The International Energy Agency as reported by Dow Jones says that conditions in the refining sector continue to deteriorate as margins ebb lower. The IEA says that the Organization for Economic Co-operation and Development states were worst affected with refining margins in the fourth quarter of 2009, falling across the board in the region at a time when crude price increases outpaced that of product price gains. The growth of OECD oil product stockpiles to historical highs in the last quarter of the year and the expansion of crude runs in China also weighed on refining economics.

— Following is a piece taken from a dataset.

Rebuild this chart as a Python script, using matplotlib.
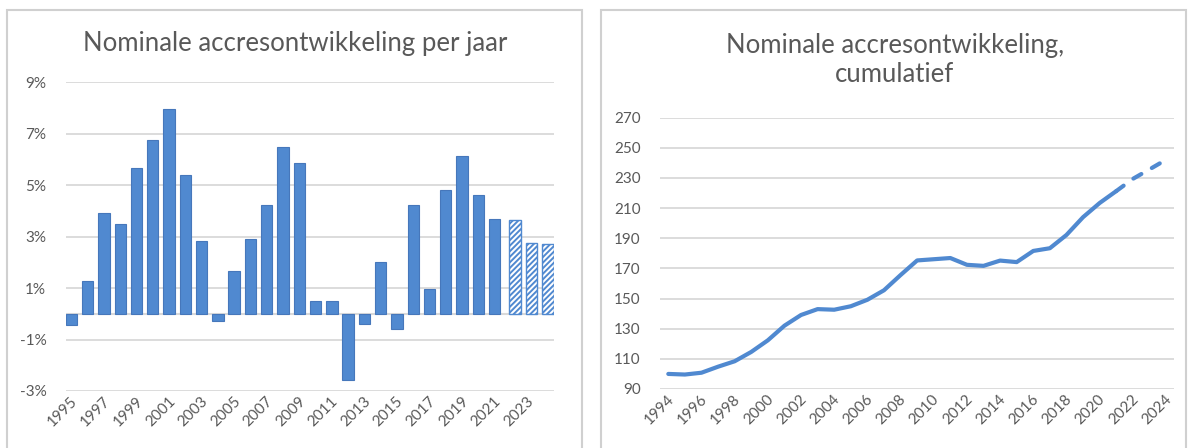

The International Energy Agency also said that product stocks in the OECD counties reached their highest level in several years in September in spite of OECD refiners reducing crude runs by 1.7 MB/D on average in the first three quarters of 2009 compared with the same period in 2008. Global crude runs in the fourth quarter of 2009 are expected to average 72.3 million barrels a day, 600,000 barrels lower than forecast in the agency's report last month, while global throughputs in the first quarter of 2010 are forecast to average 72.7 million barrels a day, an increase of 1 million barrels on year.
It looks like natural gas yesterday not only priced in the much larger than expected drawdown in supply but also next week’s expected much larger drawdown. I mean if we withdrew 64 bcf last week you could just imagine what we will draw next week. Well I guess you do not have to imagine because the market did it for you not only rocketing on this week’s number but pricing in a draw for next week as well. At the 545 area we should start to run out of steam.
Oil is ranging. The market held off its test of $70 level and should try to continue its run back up towards $73.00 to $73.70. Position traders should try a short in that area for the larger move for a longer term test of the $65 handle. Short term and day-traders should be long but protect profits as the market at some point should roll over and run out of steam.